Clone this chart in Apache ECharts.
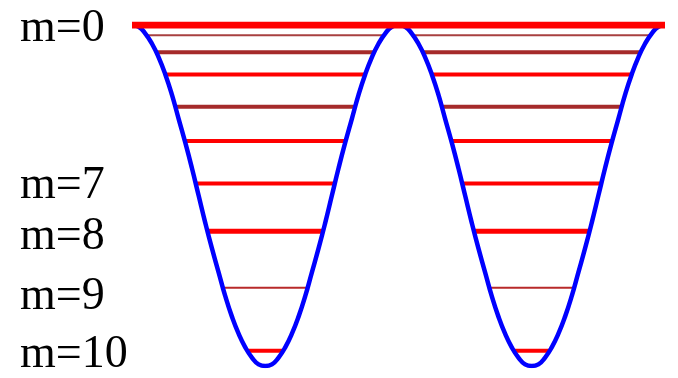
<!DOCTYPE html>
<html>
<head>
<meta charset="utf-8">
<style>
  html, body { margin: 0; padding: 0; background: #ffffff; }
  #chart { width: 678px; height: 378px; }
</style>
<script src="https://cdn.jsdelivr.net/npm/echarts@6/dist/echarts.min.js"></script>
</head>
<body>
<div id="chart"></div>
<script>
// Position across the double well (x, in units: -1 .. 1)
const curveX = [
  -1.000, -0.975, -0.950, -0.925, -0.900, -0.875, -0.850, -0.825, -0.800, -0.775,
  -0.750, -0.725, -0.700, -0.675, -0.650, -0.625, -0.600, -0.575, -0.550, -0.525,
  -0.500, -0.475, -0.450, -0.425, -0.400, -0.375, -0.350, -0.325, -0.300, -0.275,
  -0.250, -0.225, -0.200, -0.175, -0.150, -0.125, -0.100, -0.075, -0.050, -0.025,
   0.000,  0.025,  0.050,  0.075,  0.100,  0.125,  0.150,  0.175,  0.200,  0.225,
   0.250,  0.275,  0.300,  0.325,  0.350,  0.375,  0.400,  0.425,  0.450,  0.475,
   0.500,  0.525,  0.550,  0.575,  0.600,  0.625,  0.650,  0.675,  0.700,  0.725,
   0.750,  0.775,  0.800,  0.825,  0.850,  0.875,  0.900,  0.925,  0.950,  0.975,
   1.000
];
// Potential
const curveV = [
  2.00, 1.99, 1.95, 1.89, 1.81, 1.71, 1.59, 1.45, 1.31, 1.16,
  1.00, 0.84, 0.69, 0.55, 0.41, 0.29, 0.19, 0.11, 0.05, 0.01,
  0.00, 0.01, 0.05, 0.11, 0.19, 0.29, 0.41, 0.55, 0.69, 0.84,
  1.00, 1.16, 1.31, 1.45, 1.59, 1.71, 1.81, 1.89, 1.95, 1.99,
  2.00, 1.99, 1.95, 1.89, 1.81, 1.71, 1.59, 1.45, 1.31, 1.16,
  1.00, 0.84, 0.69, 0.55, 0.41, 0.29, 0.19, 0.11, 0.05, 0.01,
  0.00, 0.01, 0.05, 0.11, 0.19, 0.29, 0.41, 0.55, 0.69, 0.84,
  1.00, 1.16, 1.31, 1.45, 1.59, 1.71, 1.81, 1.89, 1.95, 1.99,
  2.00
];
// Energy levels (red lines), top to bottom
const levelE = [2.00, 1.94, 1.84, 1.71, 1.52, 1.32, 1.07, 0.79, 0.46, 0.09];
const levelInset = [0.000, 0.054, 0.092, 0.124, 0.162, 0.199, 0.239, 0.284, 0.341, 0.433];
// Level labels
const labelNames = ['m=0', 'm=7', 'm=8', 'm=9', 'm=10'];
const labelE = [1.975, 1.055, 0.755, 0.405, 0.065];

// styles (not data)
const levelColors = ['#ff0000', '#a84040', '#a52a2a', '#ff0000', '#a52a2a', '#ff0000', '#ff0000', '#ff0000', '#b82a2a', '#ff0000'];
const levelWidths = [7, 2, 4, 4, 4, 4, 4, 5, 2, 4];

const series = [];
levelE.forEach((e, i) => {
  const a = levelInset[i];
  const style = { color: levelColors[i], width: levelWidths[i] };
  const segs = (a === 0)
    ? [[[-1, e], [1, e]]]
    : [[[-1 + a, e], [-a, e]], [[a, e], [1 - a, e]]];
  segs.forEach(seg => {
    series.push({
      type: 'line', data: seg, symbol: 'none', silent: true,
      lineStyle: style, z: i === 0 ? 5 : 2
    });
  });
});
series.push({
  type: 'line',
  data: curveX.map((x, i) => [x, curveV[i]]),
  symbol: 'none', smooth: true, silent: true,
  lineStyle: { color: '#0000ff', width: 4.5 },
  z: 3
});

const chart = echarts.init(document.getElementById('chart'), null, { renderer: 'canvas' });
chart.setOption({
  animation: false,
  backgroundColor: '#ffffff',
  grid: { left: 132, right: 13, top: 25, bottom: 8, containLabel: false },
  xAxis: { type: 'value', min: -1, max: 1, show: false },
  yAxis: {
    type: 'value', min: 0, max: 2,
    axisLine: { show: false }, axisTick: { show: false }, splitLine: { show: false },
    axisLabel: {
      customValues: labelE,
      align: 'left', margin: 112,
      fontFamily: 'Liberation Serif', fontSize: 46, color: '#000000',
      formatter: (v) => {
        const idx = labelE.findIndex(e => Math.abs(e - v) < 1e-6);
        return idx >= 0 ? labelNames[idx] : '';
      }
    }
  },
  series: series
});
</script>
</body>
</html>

* Aim *
Transcribe each line above verbatim, with the pictures left out.

* Reply to the task *
Clone this chart in Apache ECharts.
<!DOCTYPE html>
<html>
<head>
<meta charset="utf-8">
<style>
  html, body { margin: 0; padding: 0; background: #ffffff; }
  #chart { width: 678px; height: 378px; }
</style>
<script src="https://cdn.jsdelivr.net/npm/echarts@6/dist/echarts.min.js"></script>
</head>
<body>
<div id="chart"></div>
<script>
// Position across the double well (x, in units: -1 .. 1)
const curveX = [
  -1.000, -0.975, -0.950, -0.925, -0.900, -0.875, -0.850, -0.825, -0.800, -0.775,
  -0.750, -0.725, -0.700, -0.675, -0.650, -0.625, -0.600, -0.575, -0.550, -0.525,
  -0.500, -0.475, -0.450, -0.425, -0.400, -0.375, -0.350, -0.325, -0.300, -0.275,
  -0.250, -0.225, -0.200, -0.175, -0.150, -0.125, -0.100, -0.075, -0.050, -0.025,
   0.000,  0.025,  0.050,  0.075,  0.100,  0.125,  0.150,  0.175,  0.200,  0.225,
   0.250,  0.275,  0.300,  0.325,  0.350,  0.375,  0.400,  0.425,  0.450,  0.475,
   0.500,  0.525,  0.550,  0.575,  0.600,  0.625,  0.650,  0.675,  0.700,  0.725,
   0.750,  0.775,  0.800,  0.825,  0.850,  0.875,  0.900,  0.925,  0.950,  0.975,
   1.000
];
// Potential
const curveV = [
  2.00, 1.99, 1.95, 1.89, 1.81, 1.71, 1.59, 1.45, 1.31, 1.16,
  1.00, 0.84, 0.69, 0.55, 0.41, 0.29, 0.19, 0.11, 0.05, 0.01,
  0.00, 0.01, 0.05, 0.11, 0.19, 0.29, 0.41, 0.55, 0.69, 0.84,
  1.00, 1.16, 1.31, 1.45, 1.59, 1.71, 1.81, 1.89, 1.95, 1.99,
  2.00, 1.99, 1.95, 1.89, 1.81, 1.71, 1.59, 1.45, 1.31, 1.16,
  1.00, 0.84, 0.69, 0.55, 0.41, 0.29, 0.19, 0.11, 0.05, 0.01,
  0.00, 0.01, 0.05, 0.11, 0.19, 0.29, 0.41, 0.55, 0.69, 0.84,
  1.00, 1.16, 1.31, 1.45, 1.59, 1.71, 1.81, 1.89, 1.95, 1.99,
  2.00
];
// Energy levels (red lines), top to bottom
const levelE = [2.00, 1.94, 1.84, 1.71, 1.52, 1.32, 1.07, 0.79, 0.46, 0.09];
const levelInset = [0.000, 0.054, 0.092, 0.124, 0.162, 0.199, 0.239, 0.284, 0.341, 0.433];
// Level labels
const labelNames = ['m=0', 'm=7', 'm=8', 'm=9', 'm=10'];
const labelE = [1.975, 1.055, 0.755, 0.405, 0.065];

// styles (not data)
const levelColors = ['#ff0000', '#a84040', '#a52a2a', '#ff0000', '#a52a2a', '#ff0000', '#ff0000', '#ff0000', '#b82a2a', '#ff0000'];
const levelWidths = [7, 2, 4, 4, 4, 4, 4, 5, 2, 4];

const series = [];
levelE.forEach((e, i) => {
  const a = levelInset[i];
  const style = { color: levelColors[i], width: levelWidths[i] };
  const segs = (a === 0)
    ? [[[-1, e], [1, e]]]
    : [[[-1 + a, e], [-a, e]], [[a, e], [1 - a, e]]];
  segs.forEach(seg => {
    series.push({
      type: 'line', data: seg, symbol: 'none', silent: true,
      lineStyle: style, z: i === 0 ? 5 : 2
    });
  });
});
series.push({
  type: 'line',
  data: curveX.map((x, i) => [x, curveV[i]]),
  symbol: 'none', smooth: true, silent: true,
  lineStyle: { color: '#0000ff', width: 4.5 },
  z: 3
});

const chart = echarts.init(document.getElementById('chart'), null, { renderer: 'canvas' });
chart.setOption({
  animation: false,
  backgroundColor: '#ffffff',
  grid: { left: 132, right: 13, top: 25, bottom: 8, containLabel: false },
  xAxis: { type: 'value', min: -1, max: 1, show: false },
  yAxis: {
    type: 'value', min: 0, max: 2,
    axisLine: { show: false }, axisTick: { show: false }, splitLine: { show: false },
    axisLabel: {
      customValues: labelE,
      align: 'left', margin: 112,
      fontFamily: 'Liberation Serif', fontSize: 46, color: '#000000',
      formatter: (v) => {
        const idx = labelE.findIndex(e => Math.abs(e - v) < 1e-6);
        return idx >= 0 ? labelNames[idx] : '';
      }
    }
  },
  series: series
});
</script>
</body>
</html>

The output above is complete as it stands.